太田述正コラム#15008(2025.6.15)
<2025.6.14オフ会次第(続)>(2025.9.10公開)
c:「日本の歴史上最凶の、国賊である」(コラム#14977)にはどうしても違和感が拭えない。
o:・・・。
(この際、一応、お答えを。
『デジタル大辞泉(小学館)』によれば、国賊とは、「国の利益を害する者。国家に害を与える者。」です
https://dictionary.goo.ne.jp/word/%E5%9B%BD%E8%B3%8A/
が、昭和天皇が、日本の主権放棄(非武装/(米国等への)属国化)、を図り、それを実現させた人物である以上、上出定義に照らし、国賊であることは間違いないわけですが、そもそも、そんなレベルの大それたことを図った人物など、当時の日本には、記録に残っている範囲では、彼以外には存在せず、後は、当時日本の主権者であった彼に命じられてやむなく彼を幇助した者達しか当時の日本人にはいなかったのであって、しかも、これほど国賊度の強い物事を図った者など当時の日本人の中には一人もいなかったと見てよい以上、彼こそ、当時の、物心のついた、責任能力ある日本人達全員中の最凶の国賊であった、と断定していいでしょう。

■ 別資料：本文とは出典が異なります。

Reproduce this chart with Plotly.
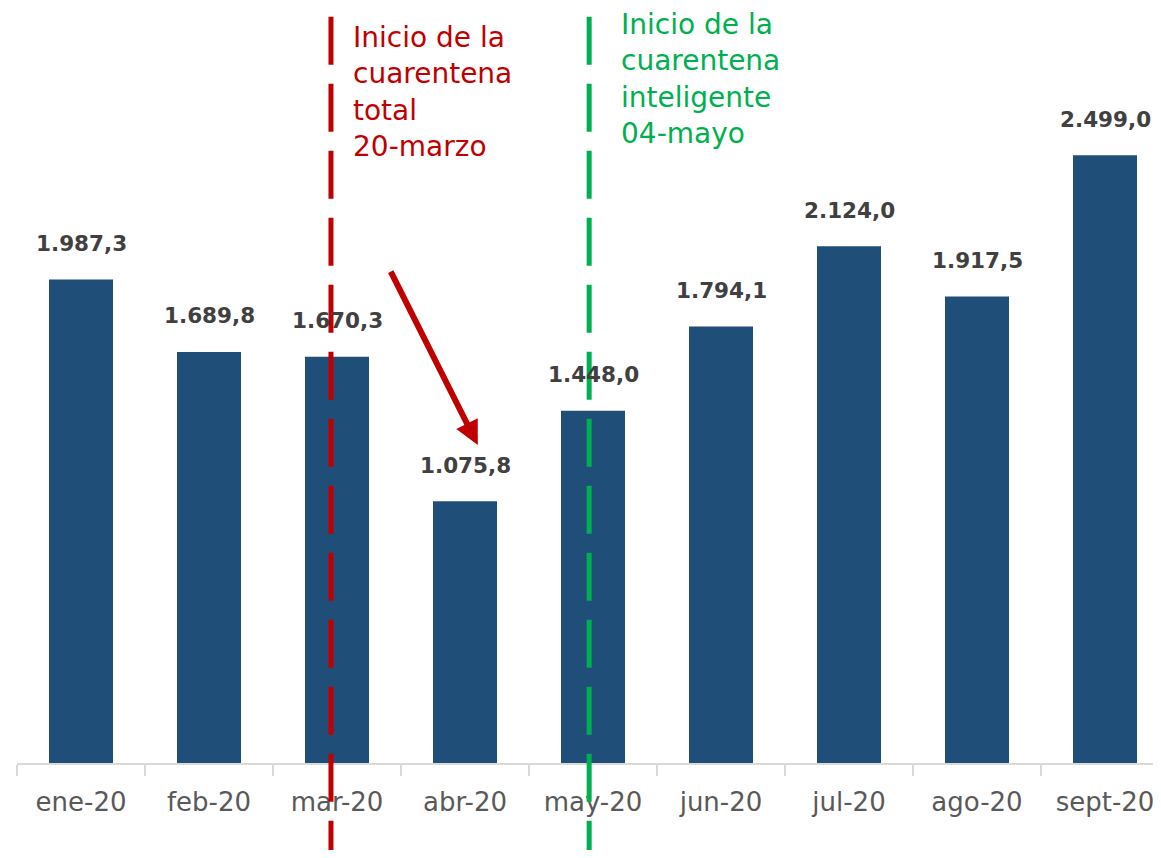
import plotly.graph_objects as go

categories = ["ene-20", "feb-20", "mar-20", "abr-20", "may-20", "jun-20", "jul-20", "ago-20", "sept-20"]
values = [1987.3, 1689.8, 1670.3, 1075.8, 1448.0, 1794.1, 2124.0, 1917.5, 2499.0]

red_text = "Inicio de la<br>cuarentena<br>total<br>20-marzo"
green_text = "Inicio de la<br>cuarentena<br>inteligente<br>04-mayo"

FONT = "DejaVu Sans"


def fmt(v):
    s = f"{v:,.1f}"
    return s.replace(",", "X").replace(".", ",").replace("X", ".")


fig = go.Figure()
fig.add_trace(go.Bar(
    x=categories,
    y=values,
    width=0.5,
    marker=dict(color="#1F4E79", line=dict(width=0)),
    hoverinfo="skip",
))

annotations = []
for i, v in enumerate(values):
    annotations.append(dict(
        x=i, y=v, xref="x", yref="y", text=f"<b>{fmt(v)}</b>",
        showarrow=False, yshift=36, yanchor="middle", xanchor="center",
        font=dict(family=FONT, size=21.5, color="#404040"),
    ))

annotations.append(dict(
    x=2.11, y=0.986, xref="x", yref="paper", text=red_text, showarrow=False,
    xanchor="left", yanchor="top", align="left",
    font=dict(family=FONT, size=28, color="#C00000"),
))
annotations.append(dict(
    x=4.205, y=1.002, xref="x", yref="paper", text=green_text, showarrow=False,
    xanchor="left", yanchor="top", align="left",
    font=dict(family=FONT, size=28, color="#00B050"),
))
# arrow
annotations.append(dict(
    x=3.10, y=1307, xref="x", yref="y", ax=2.414, ay=2026, axref="x", ayref="y",
    text="", showarrow=True, arrowhead=2, arrowsize=0.8, arrowwidth=6,
    arrowcolor="#C00000",
))

shapes = [
    dict(type="line", xref="x", yref="paper", x0=1.953, x1=1.953, y0=-0.14, y1=0.997,
         line=dict(color="#C00000", width=5, dash="48px,19px"), layer="above"),
    dict(type="line", xref="x", yref="paper", x0=3.97, x1=3.97, y0=-0.14, y1=0.99,
         line=dict(color="#00B050", width=5, dash="48px,19px"), layer="above"),
]

fig.update_layout(
    width=1153, height=842,
    margin=dict(l=9, r=0, t=0, b=87),
    paper_bgcolor="white", plot_bgcolor="white",
    showlegend=False,
    annotations=annotations,
    shapes=shapes,
    xaxis=dict(
        type="category",
        range=[-0.5, 8.4375],
        tickson="boundaries",
        ticks="outside", ticklen=11, tickwidth=2, tickcolor="#D9D9D9",
        ticklabelstandoff=15,
        showline=True, linecolor="#D9D9D9", linewidth=2,
        showgrid=False, zeroline=False,
        tickfont=dict(family=FONT, size=26, color="#595959"),
        fixedrange=True,
    ),
    yaxis=dict(
        range=[0, 3104], visible=False, showgrid=False, zeroline=False,
        fixedrange=True,
    ),
)

fig.write_html("out.html", config={"displayModeBar": False})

もちろん、反証があれば、ぜひ挙げてみていただきたい。
次に、「日本の歴史上最凶」とまで言えるかどうかですが、意味がほぼ同じである売国奴まで範囲を広げて調べてみても、さしあたり、個名すら殆ど出てきませんでした。
もちろん、例えば、戦後日本で言えば、主として「右」から「左」に対し、個名を挙げて国賊や売国奴といったレッテル貼りがなされることがある
https://newsee-media.com/traitor
けれど、そんなものは、「その国民の価値観とイデオロギーに基づく部分<・・つまりは主観(太田)・・>が大きい」
https://ja.wikipedia.org/wiki/%E5%A3%B2%E5%9B%BD%E5%A5%B4
ことから、論外であり、私の考えでは、道義的(道徳的)国賊と言ってもよい日本人や日本の団体はあって、その私(わたし)的な典型例は、私の言うところの岸カルト員(自民党員)や旧統一教会関係日本法人群、であり、私は、彼ら/これらを国賊呼ばわりしているけれど、彼ら/これらは、単に、道義、道徳に反する形での国賊に過ぎず、昭和天皇が主権放棄なる、(日本の成文法に加えて、自然法や国際法や法の一般原則、を含む、広義の)法に反する形での国賊であることに比べれば、はるかにその「凶悪度」は低いと言えるでしょう。
刑法に定められている外患罪・・外患誘致罪と外患援助罪・・を犯した者の「凶悪度」は、この両者の間に位置づけられるでしょうが、「現在までに適用された例はない」ので、
https://ja.wikipedia.org/wiki/%E5%A4%96%E6%82%A3%E7%BD%AA
この意味での国賊は一人もいないことになります。
では、どうして、より深刻な主権放棄行為が刑法の外患罪の中に罪として規定されていないのでしょうか?
形式論理的には規定すべきなのかもしれませんが、それは、帝国憲法下の主権者である天皇が、また、現行憲法下の主権者である日本国民が、憲法改正手続きを踏まずに主権放棄行為を行うような事態が全く想定されていないからです。
(憲法改正手続きを踏んで主権の全部または一部の放棄行為を行うことは全く問題ありません。日本はかかる手続きの上でEU的なものに加盟したり、どこかの国と合邦したり、まだ存在しないけれど世界政府に吸収されたり、することは完全に可能だということです。)
以上から、憲法制定以降の日本の歴史の範囲では、昭和天皇は、最凶の国賊、と言えそうですが、それ以前の(ヤマト王権成立以降の)日本史全体でも同様ではないでしょうか。
繰り返しますが、反証があれば、ぜひ挙げてみていただきたい。